Washington, March 26: Women are seducing or even threatening teenage boys and male college students into forced or coerced sex, according to a significant study that explores sexual victimisation of men in the US.
A large proportion of teenage boys and college men have reported having been coerced into sex or sexual behaviour.
Nearly 43 percent of high school boys and young college men reported they had an unwanted sexual experience and of those, 95 percent said a female acquaintance was the aggressor.
Importantly, Asian-American students reported significantly fewer sexual coercion experiences compared with other ethnic groups, the study added.
“Sexual victimisation continues to be a pervasive problem in the United States but the victimisation of men is rarely explored,” said lead author Bryana H. French of University of Missouri.
“Our findings can help lead to better prevention by identifying the various types of coercion that men face and by acknowledging women as perpetrators against men,” French added.
Of the 284 US high school and college students who responded to a survey about unwanted sexual encounters, 18 percent reported sexual coercion by physical force.
Nearly 31 percent said they were verbally coerced while 26 percent described unwanted seduction by sexual behaviours.
About seven percent said they were compelled after being given alcohol or drugs, according to the study.
Half of the students said they ended up having intercourse, 10 percent reported an attempt to have intercourse and 40 percent said the result was kissing or fondling.

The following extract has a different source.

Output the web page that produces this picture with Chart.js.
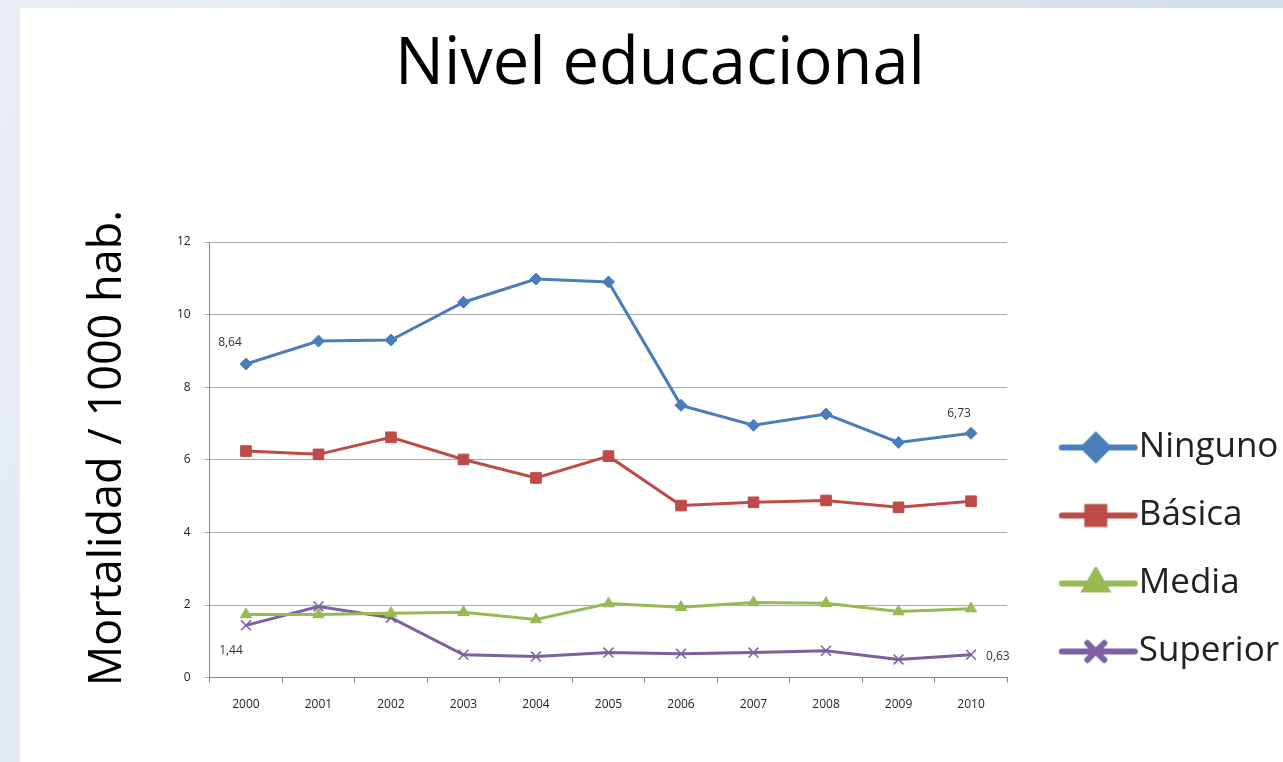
<!DOCTYPE html>
<html>
<head>
<meta charset="utf-8">
<script src="https://cdn.jsdelivr.net/npm/chart.js@4"></script>
<style>
  html, body { margin: 0; padding: 0; overflow: hidden; }
  body {
    width: 1283px; height: 762px; position: relative;
    background: linear-gradient(120deg, #eaeef6 0%, #dbe5ef 50%, #c4d9e8 100%);
  }
  #panel { position: absolute; left: 20px; top: 8px; right: 0; bottom: 0; background: #fff; }
  #wrap { position: absolute; left: 0; top: 0; width: 1289px; height: 762px; }
</style>
</head>
<body>
<div id="panel"></div>
<div id="wrap"><canvas id="canvas" width="1289" height="762"></canvas></div>
<script>
// data
const years = ['2000','2001','2002','2003','2004','2005','2006','2007','2008','2009','2010'];
const ninguno  = [8.64, 9.27, 9.30, 10.34, 10.98, 10.90, 7.50, 6.95, 7.26, 6.48, 6.73];
const basica   = [6.24, 6.15, 6.62, 6.01, 5.50, 6.10, 4.74, 4.83, 4.88, 4.69, 4.86];
const media    = [1.74, 1.74, 1.77, 1.80, 1.60, 2.04, 1.94, 2.07, 2.05, 1.82, 1.90];
const superior = [1.44, 1.96, 1.65, 0.63, 0.58, 0.69, 0.66, 0.69, 0.74, 0.50, 0.63];
const yTicks   = [0, 2, 4, 6, 8, 10, 12];

// value labels shown on the chart: [dataset, index, text, dx, dy, align]
const valueLabels = [
  [0, 0, '8,64', -16, -21, 'center'],
  [0, 10, '6,73', -12, -20, 'center'],
  [3, 0, '1,44', -15, 25, 'center'],
  [3, 10, '0,63', 15, 2, 'left']
];

const colors = ['#4a7ebb', '#be4b48', '#98b954', '#7d60a0'];
const styles = ['rectRot', 'rect', 'triangle', 'crossRot'];
const radii  = [6, 7.5, 6.5, 7];

// legend key: a short line with the marker on it
function legendIcon(color, style) {
  const c = document.createElement('canvas');
  c.width = 140; c.height = 34;
  const ctx = c.getContext('2d');
  ctx.strokeStyle = color;
  ctx.lineWidth = 6;
  ctx.lineCap = 'round';
  ctx.beginPath();
  ctx.moveTo(51, 17);
  ctx.lineTo(124, 17);
  ctx.stroke();
  ctx.fillStyle = color;
  Chart.helpers.drawPoint(ctx, {pointStyle: style, radius: 12, borderWidth: style === 'crossRot' ? 2.5 : 1}, 85, 17);
  return c;
}
const icons = colors.map((c, i) => legendIcon(c, styles[i]));

const valueLabelPlugin = {
  id: 'valueLabels',
  afterDatasetsDraw(chart) {
    const ctx = chart.ctx;
    ctx.save();
    ctx.font = '12px "Open Sans", sans-serif';
    ctx.fillStyle = '#333';
    ctx.textBaseline = 'middle';
    valueLabels.forEach(([ds, i, text, dx, dy, align]) => {
      const pt = chart.getDatasetMeta(ds).data[i];
      ctx.textAlign = align;
      ctx.fillText(text, pt.x + dx, pt.y + dy);
    });
    ctx.restore();
  }
};

function makeSet(label, data, i) {
  return {
    label: label,
    data: data,
    borderColor: colors[i],
    backgroundColor: colors[i],
    borderWidth: 3,
    pointStyle: styles[i],
    pointRadius: radii[i],
    pointBorderWidth: styles[i] === 'crossRot' ? 1.5 : 1,
    pointBorderColor: colors[i],
    pointBackgroundColor: colors[i],
    tension: 0
  };
}

new Chart(document.getElementById('canvas'), {
  type: 'line',
  data: {
    labels: years,
    datasets: [
      makeSet('Ninguno', ninguno, 0),
      makeSet('Básica', basica, 1),
      makeSet('Media', media, 2),
      makeSet('Superior', superior, 3)
    ]
  },
  options: {
    responsive: false,
    animation: false,
    layout: { padding: { left: 31, right: 0, top: 0, bottom: 35 } },
    plugins: {
      title: {
        display: true,
        text: 'Nivel educacional',
        color: '#000',
        font: { family: '"Open Sans", sans-serif', size: 65, weight: 'normal' },
        padding: { top: 26, bottom: 138 }
      },
      legend: {
        position: 'right',
        align: 'center',
        title: { display: true, text: ' ', font: { size: 10 }, padding: { top: 360, bottom: 0 } },
        labels: {
          usePointStyle: true,
          pointStyleWidth: 81,
          color: '#222',
          padding: 33,
          font: { family: '"Open Sans", sans-serif', size: 35 },
          generateLabels: chart => Chart.defaults.plugins.legend.labels.generateLabels(chart)
            .map((l, i) => Object.assign(l, { pointStyle: icons[i] }))
        }
      },
      tooltip: { enabled: false }
    },
    scales: {
      x: {
        offset: true,
        grid: { display: true, offset: true, drawOnChartArea: false, drawTicks: true, tickLength: 5, color: '#868686' },
        border: { color: '#868686' },
        ticks: { color: '#222', padding: 15, font: { family: '"Open Sans", sans-serif', size: 12 } }
      },
      y: {
        min: 0,
        max: 12,
        afterBuildTicks: s => { s.ticks = yTicks.map(v => ({ value: v })); },
        grid: { color: '#aaaaaa', tickLength: 5, drawTicks: true },
        border: { color: '#868686' },
        ticks: { color: '#222', padding: 14, font: { family: '"Open Sans", sans-serif', size: 12 } },
        title: {
          display: true,
          text: '  Mortalidad / 1000 hab.',
          color: '#000',
          font: { family: '"Open Sans", sans-serif', size: 45 },
          padding: { top: 50, bottom: 28 }
        }
      }
    }
  },
  plugins: [valueLabelPlugin]
});
</script>
</body>
</html>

“It may be the case that sexual coercion by women does not affect males’ self-perceptions in the same way that it does when women are coerced. Instead it may inadvertently be consistent with expectations of masculinity and sexual desire,” French explained.
Examples of coercion included “My partner threatened to stop seeing me” for verbal; “My partner encouraged me to drink alcohol and then took advantage of me” for substance; “My partner threatened to use or did use a weapon” for physical; and “My partner has tried to interest me by sexually touching but I was not interested” for seduction.
Unwanted seduction was a particularly pervasive form of sexual coercion in this study, as well as peer pressure and a victim’s own sense of an obligation.
“Seduction was a particularly salient and potentially unique form of coercion for teenage boys and young men when compared to their female counterparts,” French said in the study published in the journal Psychology of Men and Masculinity.